US court reinstates EB-5 investment amount to $500,000


The US District Court for the Northern District of California has ruled that Former Acting Homeland Security Secretary Kevin McAleenan was not following correct procedures while serving in his position under the Federal Vacancies Reform Act when he introduced the EB-5 Modernization Final Rule, and accordingly the Court has ruled that the new regulations which took effect on 21 November 2019 must be “set aside”. US Magistrate Judge Jacqueline Scott Corley made the ruling yesterday, 22 June 2021, in the case of Behring Regional Center LLC V. Chad Wolf, et al.

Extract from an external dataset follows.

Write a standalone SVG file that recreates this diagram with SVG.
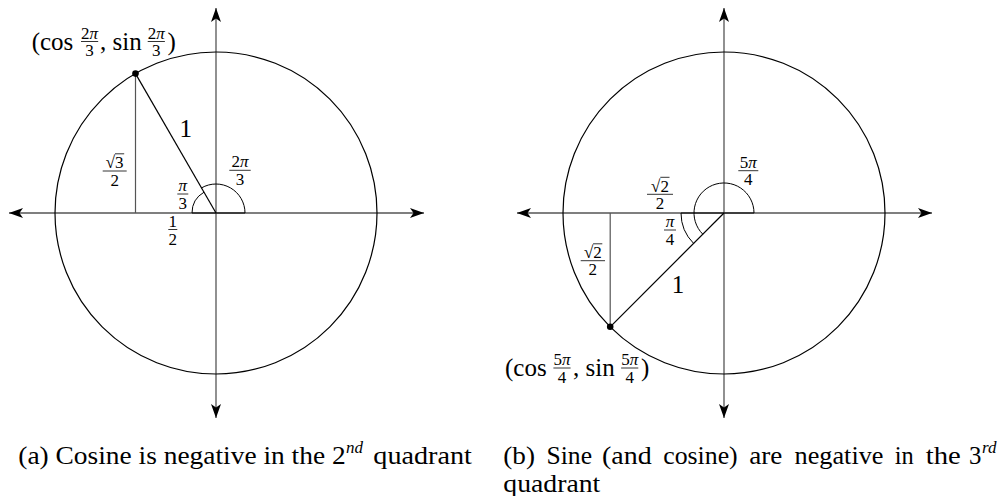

She also ruled that the ratification of the EB-5 Modernization Final Rule by current Secretary of Homeland Security Alejandro Mayorkas in March 2021 did not fix the fault arising from McAleenan’s improper appointment. 

The court declined to address the current US government’s request for a stay of action and remanded the matter to the Department of Homeland Security. The court stated: “While there would certainly be some disruption if the Rule is vacated given the length of time the Rule has been in effect, the government has made no specific showing of harm beyond asserting that it would be ‘extraordinarily disruptive’.” On the other hand, the court also declined to grant the Plaintiff’s injunction barring USCIS (US Citizenship and Immigration Services) from reinstating the EB-5 Modernization Rule absent compliance with the rule-making process governed by the Administrative Procedures Act. 

It is possible that USCIS will appeal the decision to the 9th Circuit Court of Appeals. It is also likely that Secretary Mayorkas will now seek to finalise the EB-5 Modernization Rule, but until then the old minimum investment amounts apply and revert back to $500,000 if in a Targeted Employment Area (TEA), otherwise $1m, and Targeted Employment Area standards go back to pre-November 2019.